List Guest OS images:
$ nvidia-vm image show Currently installed images on in "/var/lib/nvidia/kvm/images" dgx-kvm-image --> dgx-kvm-image-4-0-5 dgx-kvm-image-4-0-5 Additional VM Images available to download from connected repos dgx-kvm-image-4-0-2 dgx-kvm-image-4-0-3 dgx-kvm-image-4-0-4 $
Install new Guest OS Images:
$ nvidia-vm image install dgx-kvm-image-4-0-2 .. Unpacking dgx-kvm-image-4-0-2 (4.0.2~180918-d47d38.1) ... Setting up dgx-kvm-image-4-0-2 (4.0.2~180918-d47d38.1) ... $
Further Details on upgrading the guest OS image reside in section 12.4.3 in the DGX-2 Server User Guide.
Revert the DGX-2 server to bare metal
Run the following commands to revert the DGX-2 server back to bare metal, as shown in figure 7.
$ sudo apt-get purge --auto-remove dgx-kvm-sw $ sudo reboot
See Section 12.2 in the DGX-2 Server User Guide for more.
DL Run example
Let’s look at an example for launching a 4-GPU VM and running TensorFlow using nvidia-docker runtime:
$ nvidia-vm create --gpu-count 4 --gpu-index 0 --domain my4gpuvm $ virsh console my4gpuvm Login: nvidia Password: my4gpuvm $ sudo nvidia-docker run --runtime=nvidia --rm -it nvcr.io/nvidia/tensorflow:19.03-py3 # mpiexec --allow-run-as-root --bind-to socket -np 16 python /opt/tensorflow/nvidia-examples/cnn/resnet.py --layers=50 --precision=fp16 --batch_size=512
For alternative examples see the Tensorflow User Guide instructions, these can be used unmodified inside a GPU VM and have been verified to work.

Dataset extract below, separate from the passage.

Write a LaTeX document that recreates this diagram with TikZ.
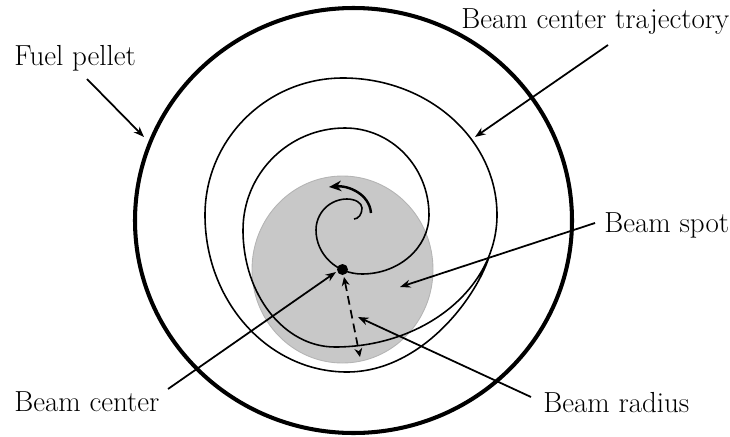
\documentclass[tikz,border=0pt]{standalone}
\usepackage{xcolor}
\usepackage{tikz}
\usetikzlibrary{arrows.meta}
\definecolor{spotgray}{HTML}{C8C8C8}
\definecolor{spotedge}{HTML}{B4B4B4}
\tikzset{
  pellet/.style={line width=2.3pt},
  traj/.style={line width=0.9pt},
  callout/.style={-{Stealth[length=6pt,width=4.5pt]}, line width=1pt},
  lbl/.style={font=\fontsize{16.5}{19}\selectfont, inner sep=0pt, anchor=base west},
}

\begin{document}
\begin{tikzpicture}[x=0.02cm, y=-0.02cm]
    \useasboundingbox (0,0) rectangle (730,436);
    % beam spot
    \coordinate (C) at (342.5,269.5);
    \fill[spotgray, draw=spotedge, line width=0.5pt] (C) ellipse [x radius=90.5, y radius=93.5];
    % fuel pellet
    \coordinate (P) at (353.5,220.5);
    \draw[pellet] (P) ellipse [x radius=218.5, y radius=212.5];
    % beam center trajectory, quarter arcs from the inner end outwards
    \draw[traj] (354,219)
        arc[start angle=90, end angle=0, x radius=8, y radius=11]
        arc[start angle=0, end angle=-90, x radius=15, y radius=9]
        arc[start angle=-90, end angle=-180, x radius=31, y radius=31]
        arc[start angle=180, end angle=90, x radius=46, y radius=44]
        arc[start angle=90, end angle=0, x radius=67, y radius=59]
        arc[start angle=0, end angle=-90, x radius=84, y radius=87]
        arc[start angle=-90, end angle=-180, x radius=102, y radius=102]
        arc[start angle=180, end angle=90, x radius=92, y radius=117]
        arc[start angle=90, end angle=0, x radius=162, y radius=132]
        arc[start angle=0, end angle=-90, x radius=154, y radius=137]
        arc[start angle=-90, end angle=-180, x radius=138, y radius=137]
        arc[start angle=180, end angle=90, x radius=142, y radius=157]
        .. controls (420,372) and (475,300) .. (489,257);
    % direction of motion
    \draw[line width=1.4pt, -{Stealth[length=7pt,width=6pt]}] (371,213) to[out=95, in=5] (329,187);
    % beam center and radius
    \fill (C) circle (5.5);
    \coordinate (R) at (360,357);
    \draw[line width=1pt, dashed, dash pattern=on 5pt off 3pt, {Stealth[length=5pt,width=4.5pt]}-{Stealth[length=5pt,width=4.5pt]}] (344,277) -- (R);
    % labels
    \node[lbl] (fuel) at (14,65) {Fuel pellet};
    \node[lbl] (traj) at (461,29) {Beam center trajectory};
    \node[lbl] (spot) at (604,232) {Beam spot};
    \node[lbl] (radius) at (543,412) {Beam radius};
    \node[lbl] (center) at (14,411) {Beam center};
    % callouts
    \coordinate (fuelA) at (87,79);
    \coordinate (fuelB) at (144,137);
    \coordinate (trajA) at (608,45);
    \coordinate (trajB) at (475,137);
    \coordinate (spotA) at (595,223);
    \coordinate (spotB) at (400,287);
    \coordinate (radiusA) at (531,397);
    \coordinate (radiusB) at (358,317);
    \coordinate (centerA) at (168,389);
    \coordinate (centerB) at (336,272);
    \draw[callout] (fuelA) -- (fuelB);
    \draw[callout] (trajA) -- (trajB);
    \draw[callout] (spotA) -- (spotB);
    \draw[callout] (radiusA) -- (radiusB);
    \draw[callout] (centerA) -- (centerB);
\end{tikzpicture}
\end{document}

NVIDIA KVM Performance Improvements
During GPU VM creation,
nvidia-vm applies the following optimizations to maximize the performance of a VM:
- Leverage Hardware topology in VM templates by using NVLINK interconnects and PCI topology to select GPU and NVSwitch chips. Memory and CPU core access is handled via non-uniform memory access (NUMA)
- Use multiple queues for network and block devices
- Pin virtual CPUs of a VM to physical CPUs on the Host, so that the thread(s) shall execute only on the designated cores
Typical virtualization adds a 20-30% performance overhead (see OpenBenchMarking.org: KVM vs Baremetal Benchmarks). Without NVIDIA performance improvements, running the DL Workload ResNet-152 with a batch size 16 on a 16-GPU VM showed a 13% to 22% overhead. With NVIDIA performance improvements, this overhead has been reduced to between 3% and 8% as shown in the chart in figure 8.

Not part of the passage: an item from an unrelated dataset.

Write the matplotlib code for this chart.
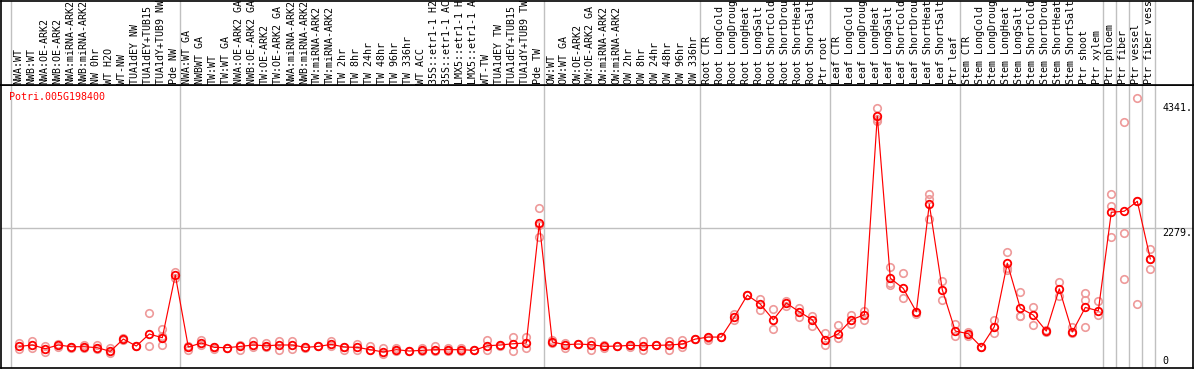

You now have the knowledge to deploy NVIDIA KVM for secure multi-tenancy on your DGX-2. With a few commands outlined in this blog and also available in the DGX-2 User Guide you can quickly and easily deploy NVIDIA KVM. This enables you to securely support any combination of 1/2/4/8/16-GPU tenants running concurrently, leveraging the same NGC containers that you are hopefully already familiar with.